Carroll seized on that when asked why his offense kept choosing to run into a brick wall.
“This game didn’t go the way we had anticipated and most of our games have been different from this one,” Carroll said. “It was a different game for us to play and not being able to move the ball like we want to really is a product of the third down issues that we had. It just didn’t come out the way we had planned and so we had to adjust, do some things.”
But the Seahawks didn’t adjust.
That is, not until their final drive when they were in no-huddle, desperation mode down 24-14 with 2:08 left. Wilson winged it around AT&T Stadium like it was his personal playground. A 53-yard down-field heave to Tyler Lockett led to a 9-yard touchdown throw to J.D. McKissic on fourth down with 1:22 left. Wilson drove the Seahawks 75 yards in 46 seconds with no time outs.
Michael Dickson lofted the ensuing drop-kick onside kick way harder and farther than designed. Dallas’ Cole Beasley caught it to seal the end of Seattle’s season.
Wilson finished 18 of 27 passing for 233 yards and the touchdown. It was his 11th time in 17 games he threw it fewer than 30 times. No NFL full-time starter threw it less than Wilson did this season.

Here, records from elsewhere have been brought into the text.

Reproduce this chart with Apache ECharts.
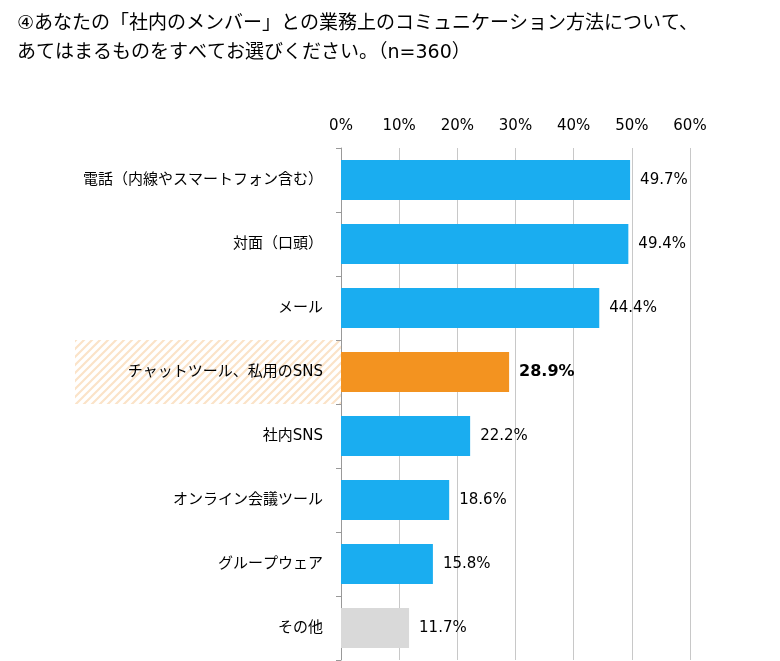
<!DOCTYPE html>
<html><head><meta charset="utf-8">
<script src="https://cdn.jsdelivr.net/npm/echarts@6/dist/echarts.min.js"></script>
<style>body{margin:0}#c{width:780px;height:661px}</style></head>
<body><div id="c"></div>
<script>
const titleText = '④あなたの「社内のメンバー」との業務上のコミュニケーション方法について、\nあてはまるものをすべてお選びください。（n=360）'
const categories = ['電話（内線やスマートフォン含む）', '対面（口頭）', 'メール', 'チャットツール、私用のSNS', '社内SNS', 'オンライン会議ツール', 'グループウェア', 'その他']
const values = [49.7, 49.4, 44.4, 28.9, 22.2, 18.6, 15.8, 11.7]
const highlight = 3
const font = '"DejaVu Sans", "Noto Sans CJK JP", sans-serif'

function barColor (i) {
  if (i === highlight) return '#f39320'
  if (i === categories.length - 1) return '#d9d9d9'
  return '#1aadf0'
}

// hatch pattern
const pc = document.createElement('canvas')
pc.width = 8; pc.height = 8
const px = pc.getContext('2d')
px.fillStyle = '#fff'; px.fillRect(0, 0, 8, 8)
px.strokeStyle = '#fbe3c8'; px.lineWidth = 2.2
px.beginPath()
px.moveTo(-2, 10); px.lineTo(10, -2)
px.moveTo(-2, 2); px.lineTo(2, -2)
px.moveTo(6, 10); px.lineTo(10, 6)
px.stroke()

const chart = echarts.init(document.getElementById('c'))
chart.setOption({
  animation: false,
  title: {
    text: titleText, left: 12, top: 5,
    textStyle: { fontFamily: font, fontSize: 19, fontWeight: 'normal', color: '#000', lineHeight: 29 }
  },
  grid: { left: 341, right: 90, top: 148, bottom: 1 },
  xAxis: {
    type: 'value', position: 'top', min: 0, max: 60, interval: 10,
    axisLabel: { formatter: '{value}%', fontFamily: font, fontSize: 15, color: '#000', margin: 14 },
    splitLine: { lineStyle: { color: '#c8c8c8' } },
    axisLine: { show: false }, axisTick: { show: false }
  },
  yAxis: {
    type: 'category', inverse: true, data: categories,
    axisLine: { lineStyle: { color: '#999' } },
    axisTick: { show: true, length: 5, lineStyle: { color: '#999' } },
    axisLabel: {
      fontFamily: font, fontSize: 15, color: '#000', margin: 18
    }
  },
  series: [{
    type: 'bar', barWidth: 40,
    data: values.map((v, i) => ({ value: v, itemStyle: { color: barColor(i) } })),
    label: {
      show: true, position: 'right', distance: 10,
      fontFamily: font, fontSize: 15, color: '#000',
      formatter: p => p.value.toFixed(1) + '%'
    }
  }]
})

// emphasise highlighted label
const opt = chart.getOption()
const d = opt.series[0].data
d[highlight].label = { fontWeight: 'bold', fontSize: 16 }
const y0 = chart.convertToPixel({ yAxisIndex: 0 }, categories[highlight])
const band = chart.convertToPixel({ yAxisIndex: 0 }, categories[1]) - chart.convertToPixel({ yAxisIndex: 0 }, categories[0])
chart.setOption({
  series: [{ data: d }],
  graphic: [{
    type: 'rect', z: -10, silent: true,
    shape: { x: 75, y: y0 - band / 2, width: 341 - 75, height: band },
    style: { fill: { image: pc, repeat: 'repeat' } }
  }]
})
</script></body></html>
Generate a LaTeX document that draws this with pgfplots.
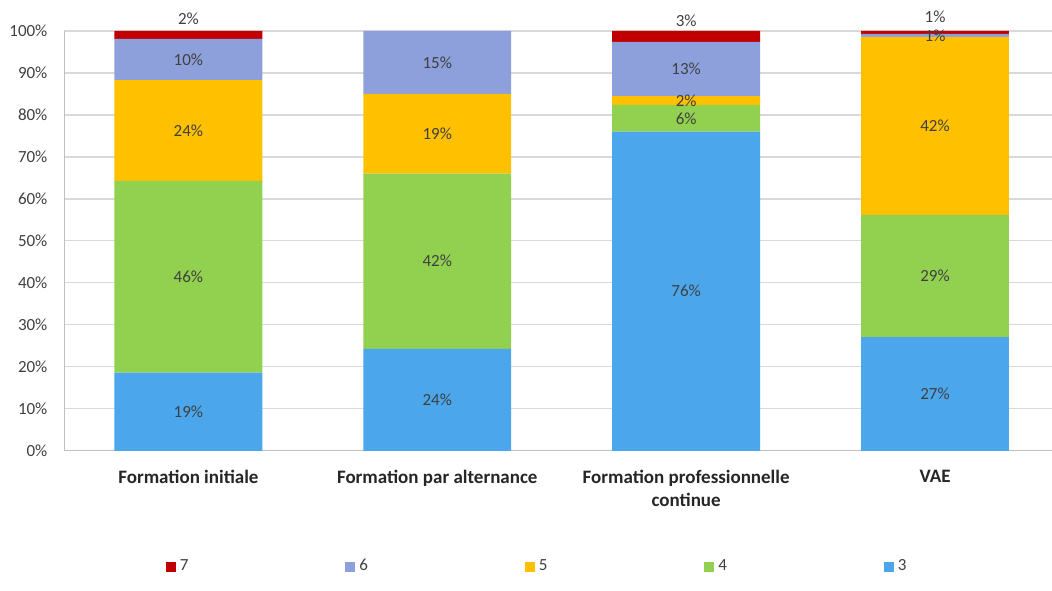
\documentclass[border=0pt]{standalone}
\usepackage{fontspec}
\setmainfont{Carlito}
\usepackage{pgfplots}
\pgfplotsset{compat=1.18}
\definecolor{c3}{HTML}{4BA6EC}
\definecolor{c4}{HTML}{92D050}
\definecolor{c5}{HTML}{FFC000}
\definecolor{c6}{HTML}{8EA0DC}
\definecolor{c7}{HTML}{C00000}
\definecolor{gridc}{HTML}{D9D9D9}
\definecolor{axisc}{HTML}{BFBFBF}
\definecolor{txt}{HTML}{404040}
\begin{document}
\begin{tikzpicture}
\begin{axis}[
    ybar stacked,
    x=124.5pt, y=2.1pt,
    bar width=74pt,
    xmin=-0.5, xmax=3.47,
    ymin=0, ymax=100,
    clip=false,
    axis x line*=bottom,
    axis y line*=left,
    axis line style={axisc},
    ymajorgrids,
    grid style={gridc, line width=0.6pt},
    ytick={0,10,...,100},
    yticklabel={\pgfmathprintnumber{\tick}\%},
    yticklabel style={font=\fontsize{8.5}{10}\selectfont, text=txt, xshift=-0.5pt},
    ytick style={draw=none},
    xtick={0,1,2,3},
    xticklabels={Formation initiale, Formation par alternance, {Formation professionnelle\\continue}, VAE},
    xticklabel style={font=\bfseries\fontsize{9.5}{11.5}\selectfont, text=black!85, align=center, anchor=north, yshift=-2pt},
    xtick style={draw=none},
    minor xtick={0.5,1.5,2.5},
    minor tick length=3pt,
    minor tick style={axisc},
    tick align=outside,
    /pgf/number format/assume math mode=true,
    point meta=explicit symbolic,
    nodes near coords,
    every node near coord/.append style={font=\fontsize{8.5}{10}\selectfont, text=txt, anchor=center},
    reverse legend,
    legend columns=5,
    legend style={draw=none, fill=none, font=\fontsize{8.5}{10}\selectfont, text=txt,
        at={(0.48,-0.276)}, anchor=center,
        /tikz/every even column/.append style={column sep=76.5pt}},
    legend image code/.code={\fill[#1] (0pt,-2.5pt) rectangle (5pt,2.5pt);},
]
\addplot[fill=c3, draw=none] coordinates {(0,18.6) [19\%] (1,24.3) [24\%] (2,76) [76\%] (3,27.1) [27\%]};
\addplot[fill=c4, draw=none] coordinates {(0,45.7) [46\%] (1,41.7) [42\%] (2,6.4) [6\%] (3,29.1) [29\%]};
\addplot[fill=c5, draw=none] coordinates {(0,24) [24\%] (1,19) [19\%] (2,2.1) [2\%] (3,42.4) [42\%]};
\addplot[fill=c6, draw=none] coordinates {(0,9.8) [10\%] (1,15) [15\%] (2,12.9) [13\%] (3,0.7) [1\%]};
\addplot[fill=c7, draw=none, every node near coord/.append style={anchor=south, yshift=1.5pt}] coordinates {(0,1.9) [2\%] (1,0) [\phantom{0}] (2,2.6) [3\%] (3,0.7) [1\%]};
\legend{3,4,5,6,7}
\end{axis}
\pgfresetboundingbox
\path[use as bounding box] ([xshift=-32pt,yshift=-70pt]current axis.south west) rectangle ([yshift=15.5pt]current axis.north east);
\end{tikzpicture}
\end{document}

Carroll, late Saturday night in Arlington, Texas, stayed true to his belief that running and solid defense was the right strategy, even though the Cowboys were stopping them.
“You can start (rushing well) any time. What happened in the first quarter doesn’t mean it’s going to happen all day long. You can get started at any time,” Carroll said. “The crux of the matter was third down. You don’t get the third-down conversions you don’t get your next shot to call all your stuff. The game plan gets left in the bag a little bit, so that’s just how it always has gone.
“We just had a hard time on third down... You can’t tell how the game plan’s going to go.”
Of course, that’s a chicken-and-the-egg argument. The Seahawks didn’t convert enough third downs to run effectively—but they didn’t run effective enough on first and second downs to give themselves an opportunity to convert on third down.
When asked specifically whether the challenges of the running game made Wilson’s throwing down the field something the Seahawks should have done more of, Carroll said: “I don’t know. Yeah, we would have liked to. The protection was good on play-passes. He threw some strikes and… yeah.”
The debate can go on for the next eight months. The Seahawks don’t play their next real game until then.
“It was a special season, just with the growth of our guys and how young we were, and how much fun we had,” Wilson said. “We had a lot of fun.
“To wake up (Sunday) morning makes you a little bit sick. Just to wake up this morning and realize you don’t get to compete with your guys today.”